2. Today’s comment from Aftenposten

The Progress Party pushed the boat out this weekend to celebrate its first 30 years as a political movement and party chairman Carl I. Hagen’s 25 years at the helm. It is a celebration that both the party and its chairman deserve. Carl I. Hagen has been through almost everything during his years as party leader. His sheer endurance is impressive, and he has already managed to write his way into our political history. It is no coincidence that Mr Hagen’s political opponents showed him considerable respect in their greetings, published in the book of homage which was the Progress Party’s anniversary gift to its own chairman. They also say something about our country’s political landscape. In many ways the Progress Party is a party at peace with itself. There is no real discussion about who Carl I. Hagen’s successor might be, there is less internal hullabaloo than there has often been. Nevertheless, this weekend’s annual conference revealed that, in important areas, there are fundamental disagreements within the party. The party leadership suffered a defeat on the issue of state funding for after-school child care, and there was disagreement in the debate on state capitalism, which is an extremely important policy area for the Progress Party.

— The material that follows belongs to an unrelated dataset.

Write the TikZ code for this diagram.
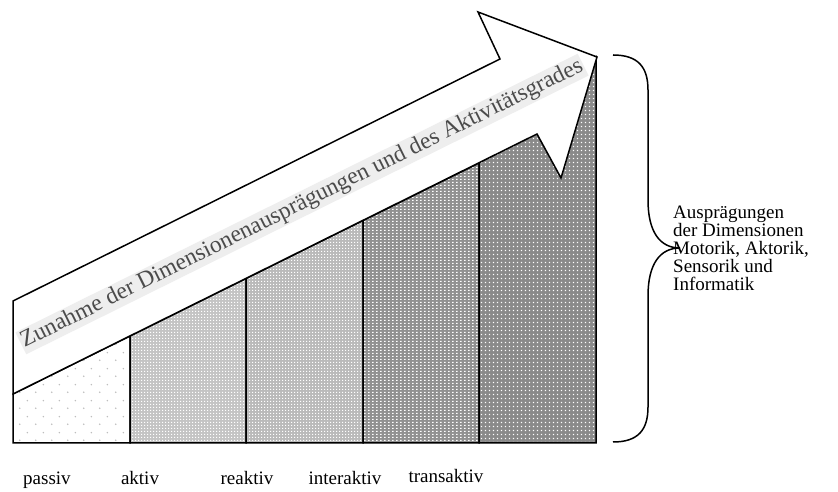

Carl I. Hagen’s dream of government office is barely a secret. Normally, an uncontroversial annual conference would have made an effective contribution to the Progress Party’s efforts to cultivate its image as an attractive coalition partner. But we do not think it will happen. Mr Hagen’s political volte-face on the issue of a dramatically more active role for the state in Norwegian business life will probably have the opposite effect. Once again he has demonstrated an unpredictability that gives potential allies the chills.